For Bitcoin, the first line in the sand is the $71,000 area. It has already been tested, and repeated tests tend to weaken support if buyers do not step in aggressively. A decisive break below that zone would likely invite momentum selling and liquidation pressure, especially if it happens alongside rising oil and a stronger dollar.
On the upside, reclaiming the recent $72,500 area would suggest the market is fading the geopolitical scare for now. That would not erase the risk, but it would tell you traders are willing to carry exposure again.
Ethereum's weakness near $2,187 matters too. ETH has underperformed enough that another macro shock could drag it into a sharper catch-down move. Solana around $82 and XRP near $1.33 are also flashing the same message: this market is not in the mood to reward aggression without clear headline relief.
Derivatives could amplify the move
Geopolitical panic and leveraged crypto markets are a messy combo. Even when spot selling is moderate, perpetual futures can turn a small drop into a fast flush. That is especially true when traders have loaded into high-beta names expecting a post-ceasefire relief send.

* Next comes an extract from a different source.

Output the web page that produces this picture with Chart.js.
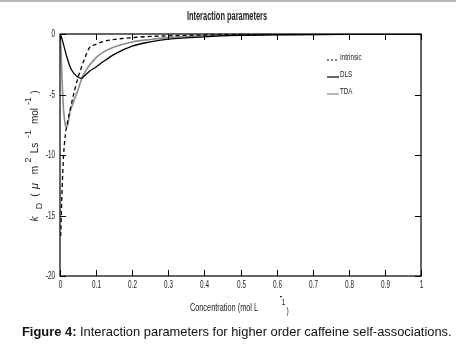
<!DOCTYPE html>
<html><head><meta charset="utf-8">
<script src="https://cdn.jsdelivr.net/npm/chart.js@4.4.1/dist/chart.umd.min.js"></script>
<style>
html,body{margin:0;padding:0;background:#fff;}
#wrap{position:relative;width:456px;height:352px;}
canvas{position:absolute;left:0;top:0;}
#topline{position:absolute;left:0;top:0;width:456px;height:2px;background:#b8b8b8;}
</style></head>
<body><div id="wrap"><div id="topline"></div><canvas id="c" width="456" height="352"></canvas></div>
<script>
// ---- data ----
const intrinsicX = [0.002,0.005,0.01,0.015,0.02,0.03,0.04,0.05,0.056,0.06,0.07,0.08,0.1,0.12,0.15,0.2,0.25,0.3,0.4,0.5,0.6,0.7,0.8,0.9,1.0];
const intrinsicY = [-16.7,-13.5,-10.0,-8.3,-7.4,-6.0,-4.7,-3.6,-3.05,-2.7,-1.9,-1.2,-0.85,-0.62,-0.45,-0.3,-0.2,-0.15,-0.08,-0.05,-0.03,-0.02,-0.01,-0.005,0];
const dlsX = [0,0.005,0.01,0.02,0.03,0.04,0.05,0.058,0.07,0.08,0.1,0.12,0.15,0.2,0.25,0.3,0.4,0.5,0.6,0.7,0.8,0.9,1.0];
const dlsY = [0,-0.35,-0.9,-2.0,-2.85,-3.3,-3.58,-3.66,-3.4,-3.12,-2.72,-2.28,-1.68,-1.0,-0.65,-0.43,-0.23,-0.12,-0.07,-0.04,-0.02,-0.01,0];
const tdaX = [0,0.003,0.006,0.01,0.014,0.018,0.022,0.028,0.035,0.04,0.05,0.06,0.07,0.08,0.1,0.12,0.15,0.2,0.25,0.3,0.4,0.5,0.6,0.7,0.8,0.9,1.0];
const tdaY = [0,-1.5,-4.0,-6.3,-7.4,-7.7,-7.4,-6.4,-5.8,-5.4,-4.6,-3.7,-3.1,-2.65,-1.95,-1.5,-1.08,-0.66,-0.45,-0.3,-0.15,-0.08,-0.05,-0.03,-0.02,-0.01,0];
const xTicks = [0,0.1,0.2,0.3,0.4,0.5,0.6,0.7,0.8,0.9,1];
const yTicks = [0,-5,-10,-15,-20];
const seriesNames = ['Intrinsic','DLS','TDA'];
const titleText = 'Interaction parameters';
const xTitleText = 'Concentration (mol L';
const captionBold = 'Figure 4:';
const captionRest = ' Interaction parameters for higher order caffeine self-associations.';

const pts = (xs, ys) => xs.map((x,i)=>({x, y: ys[i]}));
const SANS = '"Liberation Sans", Arial, sans-serif';

function narrow(ctx, text, x, y, font, sx, align){
  ctx.save();
  ctx.font = font;
  ctx.textAlign = align || 'center';
  ctx.textBaseline = 'middle';
  ctx.translate(x, y);
  ctx.scale(sx, 1);
  ctx.fillText(text, 0, 0);
  ctx.restore();
}

const decor = {
  id:'decor',
  afterDraw(chart){
    const {ctx, chartArea:a, scales:{x, y}} = chart;
    ctx.save();
    // box
    ctx.strokeStyle='#000'; ctx.lineWidth=1.2;
    ctx.strokeRect(a.left, a.top, a.right-a.left, a.bottom-a.top);
    // inward ticks on all sides + tick labels
    ctx.lineWidth=1;
    ctx.fillStyle='#1a1a1a';
    xTicks.forEach(v=>{ const px=Math.round(x.getPixelForValue(v))+0.5;
      ctx.beginPath(); ctx.moveTo(px,a.bottom); ctx.lineTo(px,a.bottom-6);
      ctx.moveTo(px,a.top); ctx.lineTo(px,a.top+6); ctx.stroke();
      narrow(ctx, String(v), px, a.bottom+9.5, '10px '+SANS, 0.64, 'center');
    });
    yTicks.forEach(v=>{ const py=Math.round(y.getPixelForValue(v))+0.5;
      ctx.beginPath(); ctx.moveTo(a.left,py); ctx.lineTo(a.left+6,py);
      ctx.moveTo(a.right,py); ctx.lineTo(a.right-6,py); ctx.stroke();
      narrow(ctx, String(v), a.left-5, py, '10px '+SANS, 0.64, 'right');
    });
    // title
    ctx.fillStyle='#222';
    narrow(ctx, titleText, 227, 17, 'bold 12px '+SANS, 0.62, 'center');
    // legend
    const ds = chart.data.datasets;
    const ly=[57,74,91];
    ds.forEach((d,i)=>{
      ctx.beginPath(); ctx.strokeStyle=d.borderColor; ctx.lineWidth=1.2;
      ctx.setLineDash(d.borderDash ? [2,2] : []);
      ctx.moveTo(327, ly[i]+3); ctx.lineTo(339, ly[i]+3); ctx.stroke();
      ctx.setLineDash([]);
      ctx.fillStyle='#222';
      narrow(ctx, d.label, 340, ly[i], '9.5px '+SANS, 0.66, 'left');
    });
    // x axis title
    narrow(ctx, xTitleText, 224, 308, '10.5px '+SANS, 0.7, 'center');
    narrow(ctx, '-', 281, 297, 'bold 9px '+SANS, 0.8, 'center');
    narrow(ctx, '1', 283.5, 302, '9.5px '+SANS, 0.7, 'center');
    narrow(ctx, ')', 287.5, 311, '9.5px '+SANS, 0.7, 'center');
    // y axis title (rotated, pieces)
    ctx.translate(35, 0);
    ctx.rotate(-Math.PI/2);
    const parts = [
      ['k',219,0,'italic 10px '],['D',206,5,'9px '],['(',195,0,'10px '],['μ',186,0,'italic 11px '],
      ['m',170,0,'10px '],['2',160,-6,'9px '],['Ls',148,0,'10px '],['-1',134,-6,'9px '],
      ['mol',116,0,'10px '],['-1',101,-6,'9px '],[')',92,0,'10px ']
    ];
    ctx.textAlign='center'; ctx.textBaseline='middle'; ctx.fillStyle='#222';
    parts.forEach(([t,yy,off,f])=>{ ctx.font=f+SANS; ctx.fillText(t, -yy, off); });
    ctx.restore();
    // caption
    ctx.save();
    ctx.fillStyle='#111'; ctx.textBaseline='middle'; ctx.textAlign='left';
    ctx.font='bold 12.9px '+SANS;
    ctx.fillText(captionBold, 22, 332);
    const w = ctx.measureText(captionBold).width;
    ctx.font='12.9px '+SANS;
    ctx.fillText(captionRest, 22+w, 332);
    ctx.restore();
  }
};

new Chart(document.getElementById('c'), {
  type:'line',
  data:{ datasets:[
    {label:seriesNames[0], data:pts(intrinsicX,intrinsicY), borderColor:'#000', borderDash:[4,3], borderWidth:1.3},
    {label:seriesNames[1], data:pts(dlsX,dlsY), borderColor:'#000', borderWidth:1.3},
    {label:seriesNames[2], data:pts(tdaX,tdaY), borderColor:'#8c8c8c', borderWidth:1.6}
  ]},
  options:{
    responsive:false, animation:false,
    layout:{padding:{left:0,right:35,top:34,bottom:0}},
    elements:{point:{radius:0}, line:{cubicInterpolationMode:'monotone', fill:false}},
    plugins:{legend:{display:false}, tooltip:{enabled:false}, title:{display:false}},
    scales:{
      x:{type:'linear', min:0, max:1,
        afterBuildTicks(s){ s.ticks = xTicks.map(v=>({value:v})); },
        afterFit(s){ s.height = 76; },
        grid:{display:false}, border:{display:false},
        ticks:{display:false}},
      y:{type:'linear', min:-20, max:0,
        afterBuildTicks(s){ s.ticks = yTicks.map(v=>({value:v})); },
        afterFit(s){ s.width = 60; },
        grid:{display:false}, border:{display:false},
        ticks:{display:false}}
    }
  },
  plugins:[decor]
});
</script></body></html>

The practical risk is not just direction, but speed. If ceasefire headlines break the wrong way during thin liquidity hours, liquidations can do most of the work. Traders should watch open interest, funding, and whether price drops are accompanied by sharp basis compression. That is usually the tell that leverage is being forced out, not just repositioned. [5]

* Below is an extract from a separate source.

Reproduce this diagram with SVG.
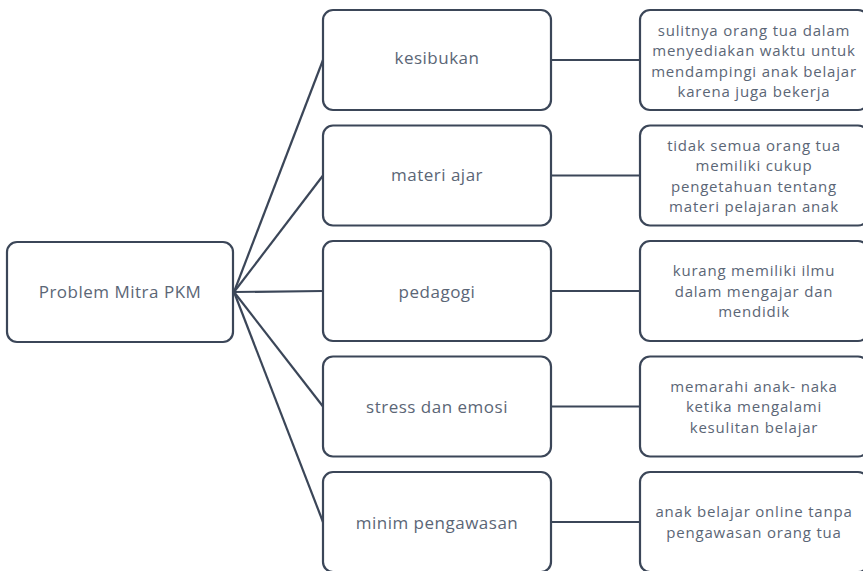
<svg xmlns="http://www.w3.org/2000/svg" width="863" height="571" viewBox="0 0 863 571">
<style>
.box{fill:#fff;stroke:#3b4658;stroke-width:2.2}
.con line{stroke:#3b4658;stroke-width:2.2}
text{font-family:"Open Sans","Noto Sans",sans-serif;fill:#5b6676;text-anchor:middle}
.m{font-size:17px;letter-spacing:0.5px}
.r{font-size:15px;letter-spacing:0.8px}
</style>
<rect width="863" height="571" fill="#fff"/>
<g class="con">
<line x1="234" y1="292" x2="323" y2="60"/>
<line x1="234" y1="292" x2="323" y2="175.5"/>
<line x1="234" y1="292" x2="323" y2="291"/>
<line x1="234" y1="292" x2="323" y2="406.5"/>
<line x1="234" y1="292" x2="323" y2="522"/>
<line x1="551" y1="60" x2="640" y2="60"/>
<line x1="551" y1="175.5" x2="640" y2="175.5"/>
<line x1="551" y1="291" x2="640" y2="291"/>
<line x1="551" y1="406.5" x2="640" y2="406.5"/>
<line x1="551" y1="522" x2="640" y2="522"/>
</g>
<g id="root"><rect class="box" x="7" y="242" width="226" height="100" rx="10"/><text class="m" x="120" y="298">Problem Mitra PKM</text></g>
<g id="kesibukan"><rect class="box" x="323" y="10" width="228" height="100" rx="10"/><text class="m" x="437" y="64">kesibukan</text></g>
<g id="materi"><rect class="box" x="323" y="125.5" width="228" height="100" rx="10"/><text class="m" x="437" y="181">materi ajar</text></g>
<g id="pedagogi"><rect class="box" x="323" y="241" width="228" height="100" rx="10"/><text class="m" x="437" y="298">pedagogi</text></g>
<g id="stress"><rect class="box" x="323" y="356.5" width="228" height="100" rx="10"/><text class="m" x="437" y="413">stress dan emosi</text></g>
<g id="minim"><rect class="box" x="323" y="472" width="228" height="100" rx="10"/><text class="m" x="437" y="529">minim pengawasan</text></g>
<g id="r1"><rect class="box" x="640" y="10" width="228" height="100" rx="10"/><text class="r" x="754"><tspan x="754" y="35.75">sulitnya orang tua dalam</tspan><tspan x="754" y="56.25">menyediakan waktu untuk</tspan><tspan x="754" y="76.75">mendampingi anak belajar</tspan><tspan x="754" y="97.25">karena juga bekerja</tspan></text></g>
<g id="r2"><rect class="box" x="640" y="125.5" width="228" height="100" rx="10"/><text class="r" x="754"><tspan x="754" y="150.75">tidak semua orang tua</tspan><tspan x="754" y="171.25">memiliki cukup</tspan><tspan x="754" y="191.75">pengetahuan tentang</tspan><tspan x="754" y="212.25">materi pelajaran anak</tspan></text></g>
<g id="r3"><rect class="box" x="640" y="241" width="228" height="100" rx="10"/><text class="r" x="754"><tspan x="754" y="276">kurang memiliki ilmu</tspan><tspan x="754" y="296.5">dalam mengajar dan</tspan><tspan x="754" y="317">mendidik</tspan></text></g>
<g id="r4"><rect class="box" x="640" y="356.5" width="228" height="100" rx="10"/><text class="r" x="754"><tspan x="754" y="391.5">memarahi anak- naka</tspan><tspan x="754" y="412">ketika mengalami</tspan><tspan x="754" y="432.5">kesulitan belajar</tspan></text></g>
<g id="r5"><rect class="box" x="640" y="472" width="228" height="100" rx="10"/><text class="r" x="754"><tspan x="754" y="517.25">anak belajar online tanpa</tspan><tspan x="754" y="537.75">pengawasan orang tua</tspan></text></g>
</svg>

Why a full-scale crash is not the base case yet
There is a difference between a risk-off shock and a structural crypto unwind. Right now, this looks more like event-driven macro stress than a crypto-specific failure. No major exchange blowup, stablecoindepeg, or protocol crisis is driving the move. That matters, because headline-driven selloffs can reverse quickly if the catalyst cools.
Bitcoin has also matured into a more macro-linked asset than it was in prior cycles. That cuts both ways. It means BTC gets hit when global risk sentiment sours, but it also means large buyers may step in if the move starts looking overdone relative to the actual geopolitical fallout.
The Bottom Line
This is a headline market, plain and simple. The ceasefire is the narrative, $71,000 is the BTC level, and altcoins are the weak link. If Trump's strike warning remains just a threat and the ceasefire holds, crypto can probably stabilize and claw back losses. If the truce breaks, expect a fast risk-off move with alts leading lower.
Watchlist: BTC $71,000 support, BTC $72,500 reclaim zone, ETH relative weakness, oil's reaction, and any sign that leverage is getting flushed instead of quietly reduced. If you are trading this, keep it simple. Headline risk is not the place to get cute with oversized bags.